▶ **EXERCISE DIRECTIONS**
Can you restate the lines of the entries below, word for word, from the first one through the line that includes "minimum width=4.5cm, minimum"?
>> start
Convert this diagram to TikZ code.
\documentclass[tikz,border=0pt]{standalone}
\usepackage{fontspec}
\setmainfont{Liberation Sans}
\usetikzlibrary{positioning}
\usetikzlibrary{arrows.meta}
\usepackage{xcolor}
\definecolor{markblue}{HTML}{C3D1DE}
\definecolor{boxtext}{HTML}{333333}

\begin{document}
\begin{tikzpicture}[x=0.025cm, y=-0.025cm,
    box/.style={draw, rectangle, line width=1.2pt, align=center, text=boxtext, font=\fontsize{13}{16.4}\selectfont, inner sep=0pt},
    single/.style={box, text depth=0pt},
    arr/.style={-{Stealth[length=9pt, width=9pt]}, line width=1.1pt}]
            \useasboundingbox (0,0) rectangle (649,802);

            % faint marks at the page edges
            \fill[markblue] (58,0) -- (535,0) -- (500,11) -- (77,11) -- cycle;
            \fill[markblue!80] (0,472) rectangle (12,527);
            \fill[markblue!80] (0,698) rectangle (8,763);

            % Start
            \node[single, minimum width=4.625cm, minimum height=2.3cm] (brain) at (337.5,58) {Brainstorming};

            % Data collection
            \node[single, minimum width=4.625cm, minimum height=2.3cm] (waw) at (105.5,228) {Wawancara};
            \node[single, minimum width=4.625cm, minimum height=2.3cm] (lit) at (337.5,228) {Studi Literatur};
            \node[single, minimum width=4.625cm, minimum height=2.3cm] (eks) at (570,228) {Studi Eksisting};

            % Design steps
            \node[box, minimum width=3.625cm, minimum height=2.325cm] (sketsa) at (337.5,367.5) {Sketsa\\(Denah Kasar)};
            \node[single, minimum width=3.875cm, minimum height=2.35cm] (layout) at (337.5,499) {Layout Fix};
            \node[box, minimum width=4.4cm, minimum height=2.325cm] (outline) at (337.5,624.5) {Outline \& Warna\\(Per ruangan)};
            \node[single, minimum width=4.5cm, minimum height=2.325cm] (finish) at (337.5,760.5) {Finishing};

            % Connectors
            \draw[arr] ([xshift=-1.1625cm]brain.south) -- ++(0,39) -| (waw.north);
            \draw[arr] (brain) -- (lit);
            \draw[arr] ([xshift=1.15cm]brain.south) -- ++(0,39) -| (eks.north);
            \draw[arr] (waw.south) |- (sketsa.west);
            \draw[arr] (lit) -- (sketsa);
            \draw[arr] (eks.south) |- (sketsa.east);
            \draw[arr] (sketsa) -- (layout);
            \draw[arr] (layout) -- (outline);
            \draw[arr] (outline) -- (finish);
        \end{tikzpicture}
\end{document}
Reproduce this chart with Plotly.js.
>> end
▶ **ANSWER TO THIS EXERCISE**
Convert this diagram to TikZ code.
\documentclass[tikz,border=0pt]{standalone}
\usepackage{fontspec}
\setmainfont{Liberation Sans}
\usetikzlibrary{positioning}
\usetikzlibrary{arrows.meta}
\usepackage{xcolor}
\definecolor{markblue}{HTML}{C3D1DE}
\definecolor{boxtext}{HTML}{333333}

\begin{document}
\begin{tikzpicture}[x=0.025cm, y=-0.025cm,
    box/.style={draw, rectangle, line width=1.2pt, align=center, text=boxtext, font=\fontsize{13}{16.4}\selectfont, inner sep=0pt},
    single/.style={box, text depth=0pt},
    arr/.style={-{Stealth[length=9pt, width=9pt]}, line width=1.1pt}]
            \useasboundingbox (0,0) rectangle (649,802);

            % faint marks at the page edges
            \fill[markblue] (58,0) -- (535,0) -- (500,11) -- (77,11) -- cycle;
            \fill[markblue!80] (0,472) rectangle (12,527);
            \fill[markblue!80] (0,698) rectangle (8,763);

            % Start
            \node[single, minimum width=4.625cm, minimum height=2.3cm] (brain) at (337.5,58) {Brainstorming};

            % Data collection
            \node[single, minimum width=4.625cm, minimum height=2.3cm] (waw) at (105.5,228) {Wawancara};
            \node[single, minimum width=4.625cm, minimum height=2.3cm] (lit) at (337.5,228) {Studi Literatur};
            \node[single, minimum width=4.625cm, minimum height=2.3cm] (eks) at (570,228) {Studi Eksisting};

            % Design steps
            \node[box, minimum width=3.625cm, minimum height=2.325cm] (sketsa) at (337.5,367.5) {Sketsa\\(Denah Kasar)};
            \node[single, minimum width=3.875cm, minimum height=2.35cm] (layout) at (337.5,499) {Layout Fix};
            \node[box, minimum width=4.4cm, minimum height=2.325cm] (outline) at (337.5,624.5) {Outline \& Warna\\(Per ruangan)};
            \node[single, minimum width=4.5cm, minimum height=2.325cm] (finish) at (337.5,760.5) {Finishing};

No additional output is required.